Pigeon Hollow – Indian Pathway
Indians made well defined trails in their many journeys. Sometimes by choice they went ‘over’ and not ‘around’. The higher ground provided dryer footing as well as advantages in seeing what was going on. The trail had to be chosen to divide into daily lots from one spring to another spring or creek. After the best route was found the Indians traveled the same path over and over again. All the pounding of moccasined feet and cayuse hoofs deepened the trail. Pioneer explorers often followed these thoroughfares finding them the best way to go. (One such trail traversed the area between Farmington and Skyline Drive.)
The surveyor made very plain the direction of the trail in Pigeon Hollow. He wrote in his notes,
“Between ranges 5 and 6 W., T. 44N, between sections 31 and 36 Indian trail bears southwest and northeast. Sandy hill slopes to the southwest.” It was an excellent trail. A long, easy walking, easy riding slope took the traveler from the valley floor to the summit of the mountains. Traffic over the trail was heavy and gave to Pigeon Hollow a rich and colorful history long before white men invaded the land.”
“Nez Perce Indians were the most frequent travelers over the trail. It was one of their routes for going to Montana to hunt buffalo…Nez Perce often went north to visit the Sacred Heart Mission…Both the Coeur d’Alene and Nez Perce (Nee-Me-Poo) people traveled north or south just to get together for fun and games.”

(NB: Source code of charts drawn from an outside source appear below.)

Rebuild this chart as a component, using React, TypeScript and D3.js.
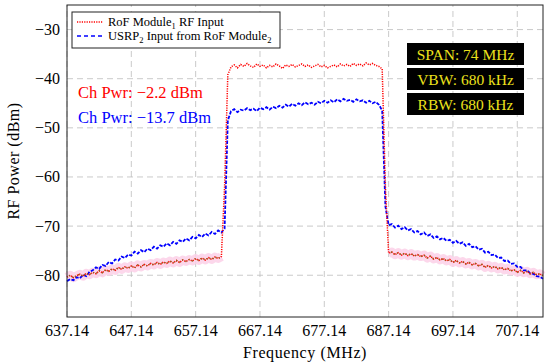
import * as d3 from 'd3';
import React, {useEffect, useRef} from "react";

// spectrum analyser sweep, 0.5 MHz bins from 637.14 MHz
const freqStart = 637.14;
const freqStep = 0.5;

const xTicks = [637.14, 647.14, 657.14, 667.14, 677.14, 687.14, 697.14, 707.14];
const yTicks = [-80, -70, -60, -50, -40, -30];

// RoF Module1 RF Input (dBm)
const rofInput = [
  -80.4, -80.0, -80.5, -80.1, -79.8, -80.2, -79.6, -79.9, -79.4, -79.7,
  -79.1, -79.5, -78.9, -79.2, -78.7, -79.0, -78.4, -78.8, -78.3, -78.6,
  -78.1, -78.5, -77.9, -78.3, -77.8, -78.1, -77.6, -77.9, -77.4, -77.8,
  -77.3, -77.6, -77.1, -77.5, -77.0, -77.4, -76.9, -77.2, -76.8, -77.1,
  -76.6, -77.0, -76.5, -76.9, -76.4, -76.8, -76.3, -76.6, -76.2,
  -62.0, -39.2,
  -37.6, -37.2, -37.8, -37.1, -37.5, -36.9, -37.4, -37.7, -37.0, -37.5,
  -37.2, -37.8, -37.3, -37.6, -37.0, -37.4, -37.9, -37.2, -37.5, -37.1,
  -37.6, -37.3, -37.0, -37.5, -37.2, -37.7, -37.4, -37.1, -37.6, -37.3,
  -37.8, -37.5, -37.2, -37.6, -37.0, -37.4, -37.1, -37.5, -36.9, -37.3,
  -37.0, -37.4, -36.8, -37.2, -36.9, -37.3, -37.5,
  -38.0, -62.0, -75.5,
  -75.3, -75.8, -75.4, -75.9, -75.5, -76.0, -75.6, -76.1, -75.8, -76.2,
  -75.9, -76.5, -76.1, -76.7, -76.4, -76.9, -76.6, -77.1, -76.8, -77.4,
  -77.0, -77.5, -77.2, -77.7, -77.4, -77.9, -77.6, -78.1, -77.8, -78.4,
  -78.0, -78.5, -78.2, -78.7, -78.4, -78.9, -78.6, -79.1, -78.9, -79.4,
  -79.0, -79.5, -79.2, -79.7, -79.4, -79.9, -79.7, -80.1
];

// USRP2 Input from RoF Module2 (dBm)
const usrpInput = [
  -81.2, -80.8, -81.0, -80.4, -80.6, -79.9, -80.2, -79.3, -79.0, -78.4,
  -78.7, -77.9, -78.1, -77.3, -77.6, -76.8, -77.0, -76.2, -76.5, -75.8,
  -76.0, -75.2, -75.6, -74.9, -75.3, -74.6, -74.9, -74.2, -74.6, -73.9,
  -74.2, -73.5, -73.9, -73.2, -73.6, -72.9, -73.2, -72.5, -72.9, -72.2,
  -72.5, -71.8, -72.2, -71.5, -71.9, -71.2, -71.6, -70.9, -71.3,
  -70.5, -48.5,
  -46.6, -46.2, -46.8, -46.3, -46.5, -46.0, -46.4, -46.1, -46.6, -45.9,
  -46.2, -45.8, -46.3, -45.7, -46.0, -45.5, -45.9, -45.3, -45.7, -45.1,
  -45.5, -45.0, -45.4, -44.8, -45.2, -44.9, -45.3, -44.7, -45.0, -44.5,
  -44.9, -44.4, -44.8, -44.2, -44.6, -44.1, -44.5, -44.3, -44.7, -44.2,
  -44.6, -44.4, -44.9, -44.5, -45.0, -44.7, -45.3,
  -46.5, -66.0, -69.8,
  -69.6, -70.3, -69.9, -70.6, -70.2, -70.9, -70.6, -71.3, -71.0, -71.7,
  -71.3, -72.0, -71.7, -72.4, -72.1, -72.7, -72.4, -73.0, -72.8, -73.4,
  -73.0, -73.6, -73.3, -74.0, -73.6, -74.3, -74.1, -74.8, -74.6, -75.4,
  -75.2, -75.9, -75.8, -76.5, -76.4, -77.1, -77.0, -77.7, -77.6, -78.3,
  -78.3, -79.0, -79.0, -79.6, -79.7, -80.2, -80.3, -80.7
];

// channel edges of the RoF band (MHz)
const bandEdges = [661.4, 686.9];

const chPwrLabels = ["Ch Pwr: \u22122.2 dBm", "Ch Pwr: \u221213.7 dBm"];
const infoLabels = ["SPAN: 74 MHz", "VBW: 680 kHz", "RBW: 680 kHz"];

const fmtTick = (v: number) => (v < 0 ? "\u2212" + Math.abs(v) : String(v));

const FONT = "Liberation Serif";

export default function App() {
  const node = useRef<SVGSVGElement | null>(null);

  useEffect(() => {
    const el = node.current;
    if (!el) return;
    el.innerHTML = '';

    const width = 550;
    const height = 363;
    const margin = {top: 5, right: 7, bottom: 46, left: 67};

    const svg = d3.select(el).attr("width", width).attr("height", height)
        .attr("font-family", FONT);

    const x = d3.scaleLinear()
        .domain([637.14, 711.14])
        .range([margin.left, width - margin.right]);
    const y = d3.scaleLinear()
        .domain([-88.5, -25])
        .range([height - margin.bottom, margin.top]);

    const freqs = rofInput.map((_, i) => freqStart + i * freqStep);

    // grid
    const grid = svg.append("g")
        .attr("stroke", "#bdbdbd").attr("stroke-width", 0.8)
        .attr("stroke-dasharray", "6 4");
    grid.selectAll("line.v").data(xTicks).join("line").attr("class", "v")
        .attr("x1", d => x(d)).attr("x2", d => x(d))
        .attr("y1", y.range()[0]).attr("y2", y.range()[1]);
    grid.selectAll("line.h").data(yTicks).join("line").attr("class", "h")
        .attr("y1", d => y(d)).attr("y2", d => y(d))
        .attr("x1", x.range()[0]).attr("x2", x.range()[1]);

    const line = d3.line<number>()
        .x((_, i) => x(freqs[i]))
        .y(d => y(d));

    const inSkirt = (i: number) => freqs[i] < bandEdges[0] || freqs[i] > bandEdges[1];
    const skirtLine = d3.line<number>()
        .defined((_, i) => inSkirt(i))
        .x((_, i) => x(freqs[i]))
        .y(d => y(d));

    const plot = svg.append("g");

    // pink shading along out-of-band part of RoF trace
    plot.append("path").datum(rofInput)
        .attr("d", skirtLine)
        .attr("fill", "none").attr("stroke", "#fbd0e8")
        .attr("stroke-width", 9).attr("stroke-linejoin", "round")
        .attr("opacity", 0.85);

    plot.append("path").datum(usrpInput)
        .attr("d", line)
        .attr("fill", "none").attr("stroke", "#0000ff")
        .attr("stroke-width", 1.8)
        .attr("stroke-dasharray", "3.5 1.5");

    plot.append("path").datum(rofInput)
        .attr("d", line)
        .attr("fill", "none").attr("stroke", "#ff0000")
        .attr("stroke-width", 1.5)
        .attr("stroke-dasharray", "1.2 1.2");

    plot.append("path").datum(rofInput)
        .attr("d", skirtLine)
        .attr("fill", "none").attr("stroke", "#8f6418")
        .attr("stroke-width", 1.5)
        .attr("stroke-dasharray", "1.2 2.4")
        .attr("stroke-dashoffset", 1.2);

    // frame
    svg.append("rect")
        .attr("x", margin.left).attr("y", margin.top)
        .attr("width", width - margin.left - margin.right)
        .attr("height", height - margin.top - margin.bottom)
        .attr("fill", "none").attr("stroke", "#222").attr("stroke-width", 1);

    // tick labels
    svg.append("g").selectAll("text").data(xTicks).join("text")
        .attr("font-family", FONT)
        .attr("x", d => x(d)).attr("y", height - margin.bottom + 19)
        .attr("text-anchor", "middle").attr("font-size", 16)
        .text(d => d.toFixed(2));
    svg.append("g").selectAll("text").data(yTicks).join("text")
        .attr("font-family", FONT)
        .attr("x", margin.left - 7).attr("y", d => y(d) + 5.5)
        .attr("text-anchor", "end").attr("font-size", 16)
        .text(fmtTick);

    svg.append("text").attr("font-family", FONT)
        .attr("x", (margin.left + width - margin.right) / 2).attr("y", height - 5)
        .attr("text-anchor", "middle").attr("font-size", 16).attr("letter-spacing", 0.6)
        .text("Frequency (MHz)");
    svg.append("text").attr("font-family", FONT)
        .attr("transform", `translate(19,${(margin.top + height - margin.bottom) / 2}) rotate(-90)`)
        .attr("text-anchor", "middle").attr("font-size", 16).attr("letter-spacing", 0.5)
        .text("RF Power (dBm)");

    // legend
    const lg = svg.append("g").attr("transform", "translate(72,12)");
    lg.append("rect").attr("width", 208).attr("height", 36)
        .attr("fill", "#fff").attr("stroke", "#222").attr("stroke-width", 1);
    const entries = [
      {color: "#ff0000", dash: "1.2 1.2", main: "RoF Module", sub: "1", tail: " RF Input", tailSub: ""},
      {color: "#0000ff", dash: "4 3", main: "USRP", sub: "2", tail: " Input from RoF Module", tailSub: "2"},
    ];
    entries.forEach((e, i) => {
      const yy = 10 + i * 14;
      lg.append("line").attr("x1", 5).attr("x2", 31).attr("y1", yy).attr("y2", yy)
          .attr("stroke", e.color).attr("stroke-width", 1.5)
          .attr("stroke-dasharray", e.dash);
      const t = lg.append("text").attr("font-family", FONT)
          .attr("x", 36).attr("y", yy + 4).attr("font-size", 12.5);
      t.append("tspan").text(e.main);
      t.append("tspan").attr("font-size", 8.5).attr("dy", 3).text(e.sub);
      t.append("tspan").attr("dy", -3).text(e.tail);
      if (e.tailSub) t.append("tspan").attr("font-size", 8.5).attr("dy", 3).text(e.tailSub);
    });

    // channel power annotations
    svg.append("g").selectAll("text").data(chPwrLabels).join("text")
        .attr("font-family", FONT)
        .attr("x", 78).attr("y", (_, i) => 98 + i * 25)
        .attr("font-size", 16.5)
        .attr("fill", (_, i) => (i === 0 ? "#ff0000" : "#0000ff"))
        .text(d => d);

    // analyser settings boxes
    const info = svg.append("g").attr("transform", "translate(407,43)");
    infoLabels.forEach((s, i) => {
      info.append("rect").attr("x", 0).attr("y", i * 25)
          .attr("width", 117).attr("height", 22).attr("fill", "#000");
      info.append("text").attr("font-family", FONT)
          .attr("x", 58.5).attr("y", i * 25 + 16.5)
          .attr("text-anchor", "middle").attr("font-size", 15.5)
          .attr("fill", "#ece21c").text(s);
    });
  }, []);

  return (
      <svg ref={node} style={{position: "absolute", left: 0, top: 0, background: "#fff"}}/>
  );
}
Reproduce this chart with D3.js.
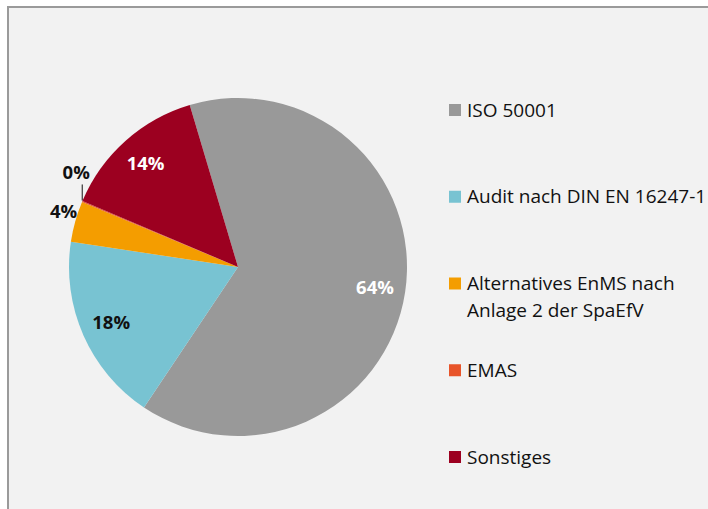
<!DOCTYPE html>
<html>
<head>
<meta charset="utf-8">
<script src="https://cdn.jsdelivr.net/npm/d3@7"></script>
<style>
  body { margin: 0; background: #fff; }
  svg { display: block; font-family: "Open Sans", sans-serif; }
</style>
</head>
<body>
<div id="chart"></div>
<script>
// data
var categories = ['ISO 50001', 'Audit nach DIN EN 16247-1', 'Alternatives EnMS nach Anlage 2 der SpaEfV', 'EMAS', 'Sonstiges'];
var legendLines = [['ISO 50001'], ['Audit nach DIN EN 16247-1'], ['Alternatives EnMS nach', 'Anlage 2 der SpaEfV'], ['EMAS'], ['Sonstiges']];
var values = [64, 18, 3.9, 0.1, 14];
var labels = ['64%', '18%', '4%', '0%', '14%'];
var colors = ['#999999', '#78c3d2', '#f49d00', '#e8542a', '#9c0020'];

var width = 708, height = 509;
var cx = 238, cy = 267, radius = 169;

var svg = d3.select('#chart').append('svg')
    .attr('width', width)
    .attr('height', height);

// chart area frame
svg.append('rect')
    .attr('x', 8).attr('y', 7)
    .attr('width', width + 20).attr('height', height + 20)
    .style('fill', '#f2f2f2')
    .style('stroke', '#9a9a9a')
    .style('stroke-width', 2);

var pie = d3.pie()
    .sort(null)
    .value(function(d) { return d; })
    .startAngle(-16.6 * Math.PI / 180)
    .endAngle((360 - 16.6) * Math.PI / 180);

var arcs = pie(values);

var arc = d3.arc().innerRadius(0).outerRadius(radius);
var inLabel = d3.arc().innerRadius(radius * 0.82).outerRadius(radius * 0.82);
var outLabel = d3.arc().innerRadius(radius * 1.09).outerRadius(radius * 1.09);
var edge = d3.arc().innerRadius(radius).outerRadius(radius);

var g = svg.append('g')
    .attr('transform', 'translate(' + cx + ',' + cy + ')');

g.selectAll('.slice')
    .data(arcs)
    .enter()
    .append('path')
    .attr('class', 'slice')
    .attr('d', arc)
    .style('fill', function(d, i) { return colors[i]; });

// data labels
arcs.forEach(function(d, i) {
    var pct = d.value / d3.sum(values);
    if (pct > 0.1) {
        var c = inLabel.centroid(d);
        g.append('text')
            .attr('x', c[0]).attr('y', c[1])
            .attr('dy', '0.35em')
            .attr('text-anchor', 'middle')
            .style('font-weight', 'bold')
            .style('font-size', '18.5px')
            .style('fill', i === 1 ? '#111' : '#fff')
            .text(labels[i]);
    } else if (pct > 0.01) {
        var o = outLabel.centroid(d);
        g.append('text')
            .attr('x', o[0] + 3).attr('y', o[1] - 6)
            .attr('dy', '0.35em')
            .attr('text-anchor', 'middle')
            .style('font-weight', 'bold')
            .style('font-size', '18.5px')
            .style('fill', '#111')
            .text(labels[i]);
    } else {
        var p = edge.centroid(d);
        g.append('line')
            .attr('x1', p[0]).attr('y1', p[1] - 1)
            .attr('x2', p[0]).attr('y2', p[1] - 17)
            .style('stroke', '#111')
            .style('stroke-width', 1);
        g.append('text')
            .attr('x', p[0] - 6).attr('y', p[1] - 22)
            .attr('text-anchor', 'middle')
            .style('font-weight', 'bold')
            .style('font-size', '18.5px')
            .style('fill', '#111')
            .text(labels[i]);
    }
});

// legend
var ly = d3.scalePoint()
    .domain(categories)
    .range([110, 457]);

var legend = svg.selectAll('.legend')
    .data(categories)
    .enter()
    .append('g')
    .attr('class', 'legend')
    .attr('transform', function(d) { return 'translate(449,' + ly(d) + ')'; });

legend.append('rect')
    .attr('x', 0).attr('y', -6)
    .attr('width', 12).attr('height', 12)
    .style('fill', function(d, i) { return colors[i]; });

legend.each(function(d, i) {
    var t = d3.select(this).append('text')
        .attr('x', 18)
        .style('font-size', '19px')
        .style('fill', '#111');
    legendLines[i].forEach(function(line, j) {
        t.append('tspan')
            .attr('x', 18)
            .attr('y', j * 27)
            .attr('dy', '0.35em')
            .text(line);
    });
});
</script>
</body>
</html>
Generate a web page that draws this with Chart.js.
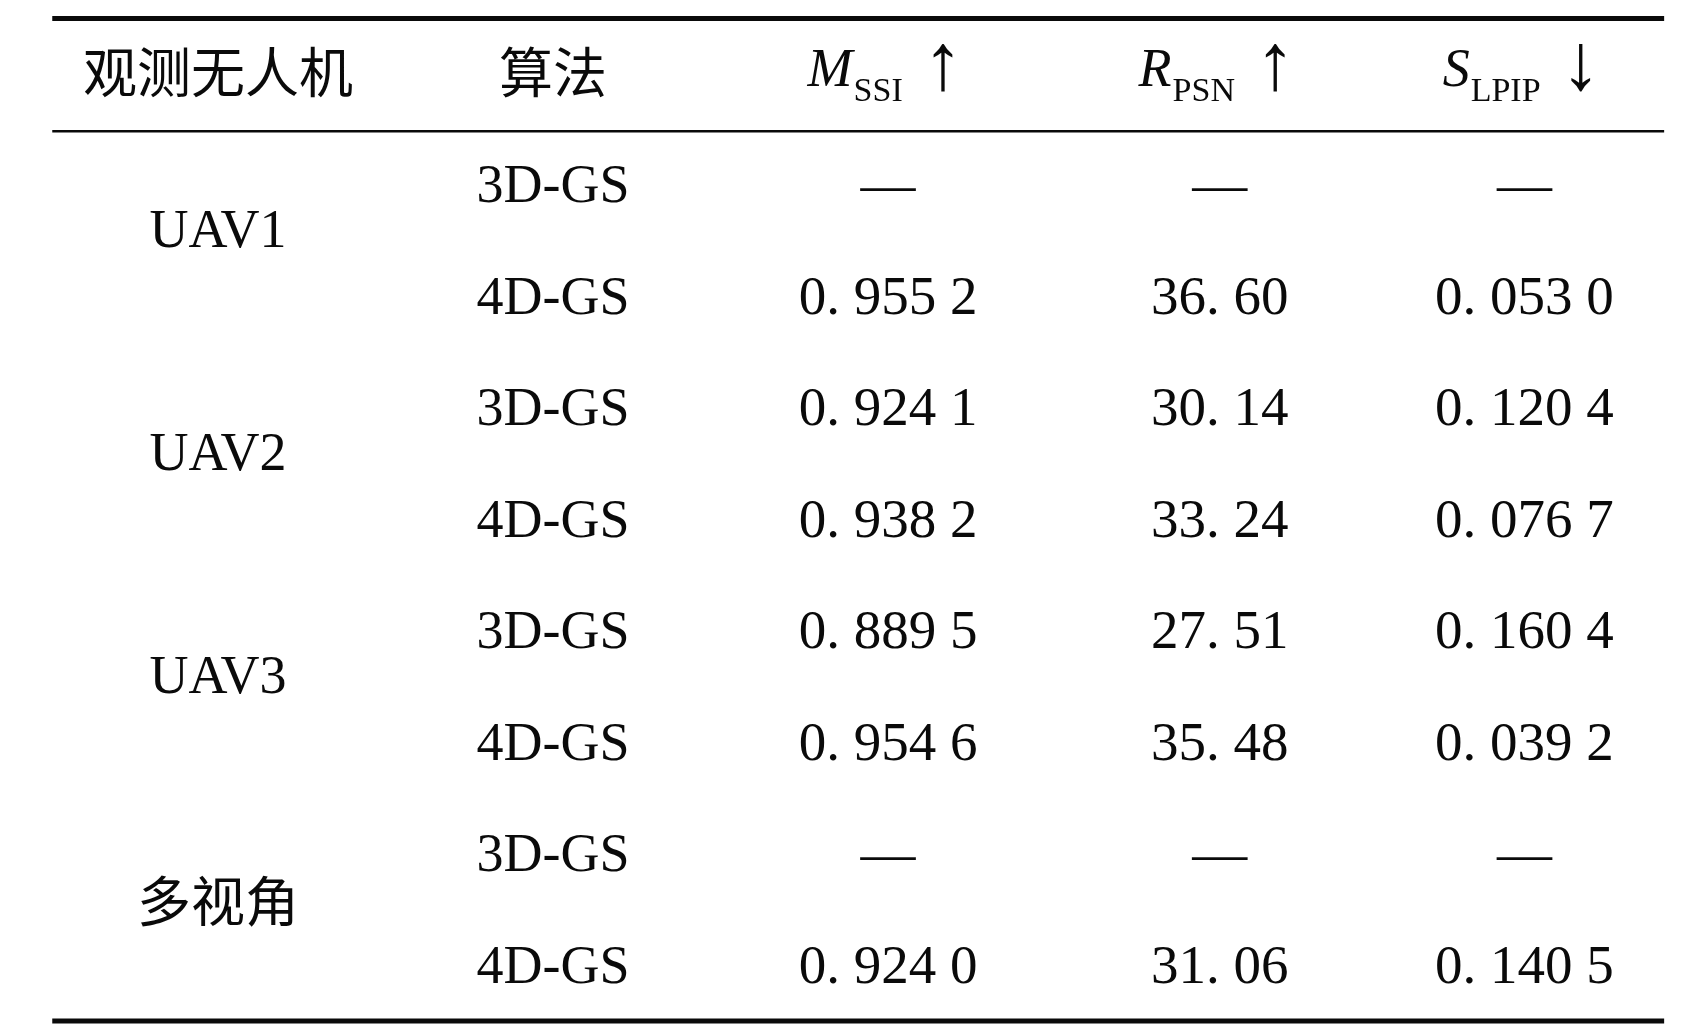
<!DOCTYPE html>
<html>
<head>
<meta charset="utf-8">
<script src="https://cdn.jsdelivr.net/npm/chart.js@4/dist/chart.umd.min.js"></script>
<style>
html, body { margin: 0; padding: 0; background: #fff; }
#wrap { width: 1703px; height: 1033px; }
</style>
</head>
<body>
<div id="wrap"><canvas id="table" width="1703" height="1033"></canvas></div>
<script>
// table data
const headMain = ["观测无人机", "算法", "M", "R", "S"];
const headSub = ["", "", "SSI", "PSN", "LPIP"];
const headArrow = ["", "", "↑", "↑", "↓"];
const groups = ["UAV1", "UAV2", "UAV3", "多视角"];
const methods = ["3D-GS", "4D-GS", "3D-GS", "4D-GS", "3D-GS", "4D-GS", "3D-GS", "4D-GS"];
const ssim = [null, 0.9552, 0.9241, 0.9382, 0.8895, 0.9546, null, 0.9240];
const psnr = [null, 36.60, 30.14, 33.24, 27.51, 35.48, null, 31.06];
const lpips = [null, 0.0530, 0.1204, 0.0767, 0.1604, 0.0392, null, 0.1405];

// layout (in scale units: x = column, y = row)
const colX = [0, 1, 2, 2.99, 3.9];
const headY = -0.04;
const headShift = -0.01;
const groupShift = 0.4;
const rules = [
	{ y: -0.52, w: 5 },
	{ y: 0.49, w: 2.5 },
	{ y: 8.47, w: 5 },
];
const ruleLeft = -0.495;
const ruleRight = 4.317;

const serif = "'Liberation Serif', 'Times New Roman', 'Noto Sans CJK SC', serif";
const cjk = "'Noto Sans CJK SC', serif";

// "0.9552" -> "0. 955 2", "36.6" -> "36. 60"
function fmt(v, dec) {
	if (v == null) return "—";
	let parts = v.toFixed(dec).split(".");
	let frac = parts[1];
	if (frac.length > 3) frac = frac.slice(0, 3) + " " + frac.slice(3);
	return parts[0] + ". " + frac;
}

const cellText = {
	id: "cellText",
	afterDatasetsDraw(chart) {
		const ctx = chart.ctx;
		const xs = chart.scales.x;
		const ys = chart.scales.y;
		ctx.save();
		ctx.fillStyle = "#0a0a0a";
		ctx.textBaseline = "middle";

		// header
		const hy = ys.getPixelForValue(headY);
		headMain.forEach((t, c) => {
			if (!headSub[c]) {
				ctx.font = "54px " + cjk;
				ctx.textAlign = "center";
				ctx.fillText(t, xs.getPixelForValue(colX[c]), hy);
				return;
			}
			const cx = xs.getPixelForValue(colX[c] + headShift);
			ctx.textAlign = "left";
			ctx.font = "italic 54px " + serif;
			const w1 = ctx.measureText(t).width;
			ctx.font = "34px " + serif;
			const w2 = ctx.measureText(headSub[c]).width;
			ctx.font = "80px " + serif;
			const w3 = ctx.measureText(headArrow[c]).width;
			const gap = 20;
			let x = cx - (w1 + w2 + gap + w3) / 2;
			ctx.font = "italic 54px " + serif;
			ctx.fillText(t, x, hy);
			x += w1 + 1;
			ctx.font = "34px " + serif;
			ctx.fillText(headSub[c], x, hy + 20);
			x += w2 + gap;
			ctx.font = "80px " + serif;
			ctx.fillText(headArrow[c], x, hy - 4);
		});

		// body
		ctx.textAlign = "center";
		groups.forEach((g, i) => {
			ctx.font = "54px " + (/[A-Za-z]/.test(g) ? serif : cjk);
			ctx.fillText(g, xs.getPixelForValue(colX[0]), ys.getPixelForValue(2 * i + 1 + groupShift));
		});
		methods.forEach((m, r) => {
			const py = ys.getPixelForValue(r + 1);
			ctx.font = "54px " + serif;
			ctx.fillText(m, xs.getPixelForValue(colX[1]), py);
			ctx.font = "55px " + serif;
			ctx.fillText(fmt(ssim[r], 4), xs.getPixelForValue(colX[2]), py);
			ctx.fillText(fmt(psnr[r], 2), xs.getPixelForValue(colX[3]), py);
			ctx.fillText(fmt(lpips[r], 4), xs.getPixelForValue(colX[4]), py);
		});
		ctx.restore();
	},
};

new Chart(document.getElementById("table"), {
	type: "line",
	data: {
		datasets: rules.map((r) => ({
			data: [{ x: ruleLeft, y: r.y }, { x: ruleRight, y: r.y }],
			borderColor: "#0a0a0a",
			borderWidth: r.w,
			pointRadius: 0,
			fill: false,
		})),
	},
	options: {
		responsive: false,
		animation: false,
		devicePixelRatio: 1,
		layout: { padding: 0 },
		plugins: {
			legend: { display: false },
			tooltip: { enabled: false },
		},
		scales: {
			x: { type: "linear", min: -0.651, max: 4.433, display: false },
			y: { type: "linear", min: -0.686, max: 8.578, reverse: true, display: false },
		},
	},
	plugins: [cellText],
});
</script>
</body>
</html>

“New boundaries were established for the Coeur d’Alene Indian Reservation and the northern, eastern borders of Pigeon Hollow became the southern, western borders of the Reservation. Thereafter Indians regularly rode over the mountain and through Pigeon Hollow on their way to town. Farmington (Pine Creek) became their trading post. The Indians often rode home at night…The Coeur d’Alenes were friendly but sometimes their ways and their great curiosity disturbed the pioneers, especially the women.”
“How frustrated the Indians must have been when their trails were blocked by fences!”
(Excerpts from the book, Fields & Pine Trees by Opal Lambert Ross)
Steptoe Butte and Battlefield
Steptoe Butte State Park is a 150-acre, 3,612-foot-tall natural monument. Thimble-shaped, the quartzite butte looms in bald grandeur over the prevailing flat lands.
The park is famous for its stark, dramatic beauty and the panoramic view it provides of surrounding farmlands, the Blue Mountains, and other neighboring ranges and peaks. From the top of the butte, the eye can see 200 miles.
Steptoe Butte was a reconnaissance point during the battle between the Indians and the US Army. Fought in May 1858 on Steptoe Battlefield, the battle was declared one of the last Native American victories in Washington Territory. In 1914, a 25′ memorial was erected to mark the authentic site of the battle. The Battlefield is located just out of Rosalia, WA, south end of Summit Ave. and borders the school ballfield.
Native Americans called Steptoe Butte “The Power Mountain”. It was believed that a journey to the Butte conferred a gift of power from the mountain’s guardian spirit.